The fall equinox, and despite the weather, I feel the change. Several times over the last two days I have looked out at the sky and thought the light was so odd. Not really different, and not really summer or fall, just clear blue sky or maybe a few straggly clouds, but it hits the buildings and bounces in a way I've not noticed as much. For many years, these were hours spent in the windowless florescent glow of the library, so the courtyard still has ways of surprising me. The bedroom A/C was on the fritz, so we removed it for the year last week and it currently sits in the middle of the living room until I can make a space for it somewhere else until we get it fixed. I do like sleeping with the window open and the fan on for the first time in a while. We thought maybe summer was, in fact, on its last days, but this week has been close to 80 or above each day, so I still sit here with the dining room unit buzzing away at my back writing once again surreally about Christmas things while J makes canna butter cookies in the kitchen with the oven on.
When I got paid this week, we procured more theater tickets for the rest of the plays and musicals we plan to see before year's end. Wednesday found us at the Goodman for Inherit the Wind, whose premise, though it was written in the 1950s still feels relevant today as the Christian right tries to enforce its authority in red states and who knows what will happen, despite best efforts, in November. This week we get to see Henry V at Chicago Shakespeare, which should be good. I am not as acquainted with the histories as I am with the tragedies (my favorites) or the comedies/romances (of which I took a seminar devoted to as an undergrad), so I only know bits and pieces of the plot. Me and my sister saw a lot of Shakespeare every fall in the 90s at the community college theater in Rockford, including an outdoor Shakespeare festival in 99 that acquainted me with the bloody awesomeness of Titus Andronicus, one of my favorites.

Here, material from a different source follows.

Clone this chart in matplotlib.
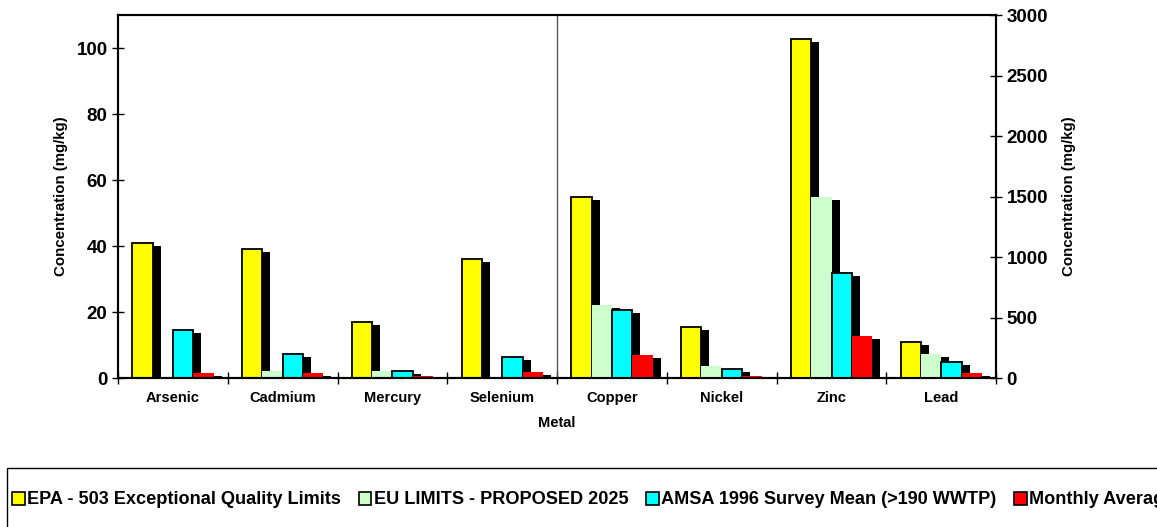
import matplotlib
matplotlib.use('Agg')
import matplotlib.pyplot as plt
import matplotlib.transforms as mtransforms
from matplotlib.patches import Rectangle, Patch
import numpy as np

plt.rcParams['font.family'] = ['Liberation Sans', 'DejaVu Sans']
plt.rcParams['font.weight'] = 'bold'

metals = ['Arsenic', 'Cadmium', 'Mercury', 'Selenium', 'Copper', 'Nickel', 'Zinc', 'Lead']
epa = [41, 39, 17, 36, 1500, 420, 2800, 300]
eu = [0, 2, 2, 0, 600, 100, 1500, 200]
amsa = [14.5, 7.2, 2, 6.4, 565, 76, 870, 130]
monthly = [1.4, 1.4, 0.6, 1.9, 190, 18, 350, 40]

labels = ['EPA - 503 Exceptional Quality Limits', 'EU LIMITS - PROPOSED 2025',
          'AMSA 1996 Survey Mean (>190 WWTP)', 'Monthly Average Biosolids Concentration']
colors = ['#FFFF00', '#CCFFCC', '#00FFFF', '#FF0000']
edges = ['black', 'none', 'black', 'none']
series = [epa, eu, amsa, monthly]

fig = plt.figure(figsize=(11.57, 5.27), dpi=100)
ax = fig.add_axes([0.102, 0.2827, 0.759, 0.6888])
ax2 = ax.twinx()

w = 0.185
x = np.arange(len(metals))
n_left = 4  # first four metals use the left axis, the rest the right one

def draw(a, idx):
    shadow = a.transData + mtransforms.ScaledTranslation(0.08, -0.03, fig.dpi_scale_trans)
    for k, vals in enumerate(series):
        pos = x[idx] + (k - 1.5) * w
        v = np.array(vals)[idx]
        keep = v > 0
        a.bar(pos[keep], v[keep], w, color='black', transform=shadow, zorder=1)
    for k, vals in enumerate(series):
        pos = x[idx] + (k - 1.5) * w
        v = np.array(vals)[idx]
        keep = v > 0
        a.bar(pos[keep], v[keep], w, color=colors[k], edgecolor=edges[k],
              linewidth=1.3, zorder=2)

draw(ax, np.arange(n_left))
draw(ax2, np.arange(n_left, len(metals)))

ax.set_xlim(-0.5, 7.5)
ax.set_ylim(0, 110)
ax2.set_ylim(0, 3000)
ax.set_yticks(range(0, 101, 20))
ax2.set_yticks(range(0, 3001, 500))
ax.axvline(3.5, color='#555555', lw=1, zorder=3)

ax.set_xticks(np.arange(-0.5, 8, 1), minor=False)
ax.set_xticklabels([])
ax.set_xticks(x, minor=True)
ax.set_xticklabels(metals, minor=True, fontsize=10.5, fontweight='bold')
ax.tick_params(axis='x', which='minor', length=0, pad=9)
ax.tick_params(axis='x', which='major', direction='inout', length=8, width=1)
ax.tick_params(axis='y', direction='inout', length=8, width=1, labelsize=13.5)
ax2.tick_params(axis='y', direction='inout', length=8, width=1, labelsize=13.5)

for a in (ax, ax2):
    for s in a.spines.values():
        s.set_linewidth(1.5)

ax.set_xlabel('Metal', fontsize=10.5, fontweight='bold', labelpad=8)
ax.set_ylabel('Concentration (mg/kg)', fontsize=10.8, fontweight='bold', labelpad=6)
ax2.set_ylabel('Concentration (mg/kg)', fontsize=10.8, fontweight='bold', labelpad=10)

# legend box runs off the right and bottom edges
fig.patches.append(Rectangle((7 / 1157, -0.1), 1.2, (527 - 468) / 527 + 0.1,
                             transform=fig.transFigure, fill=False,
                             edgecolor='black', lw=1))
handles = [Patch(facecolor=c, edgecolor='black', lw=1.2) for c in colors]
fig.legend(handles, labels, loc='center left', bbox_to_anchor=(12 / 1157, 27 / 527),
           ncol=4, frameon=False, handlelength=0.7, handleheight=0.7,
           handletextpad=0.15, columnspacing=0.95, borderaxespad=0, borderpad=0,
           prop={'weight': 'bold', 'size': 13.1})

fig.savefig('out.png', dpi=100)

Fall, as always, brings lots of retrospection. I found myself thinking that my sophomore year at RC was 20 years ago, when, with horror, I realized that it was, in fact, a decade more. I was 20 and barely remember myself then. I know that was the semester I started working backstage on shows and in the scene shop. That I had a lot of reading heavy lit courses that fall, mostly novels and plays. Otherwise, I would have to check my journals to fill in the details it was so long ago. Twenty years, I was 30, and that fall working on the very first DGP chapbook that wasn't my own, getting ready to release it in November with not a clue what I was doing. I was also white knuckling it through my MFA classes (it would get better the next spring) and working on the last poems that would go into my first book even as my style was changing a little in what would go on to be my second. That poet, for all her bitching and complaining, seems very far away. 10 years ago, I was 40 and dealing with romantic situationship drama and pinched nerve drama and drowning in the usual chaos of too much happening and not enough hours in the day. So 50, at least, feels quite calm despite occasional ripples on the water and the sink into my best season (October), but also my worst (November).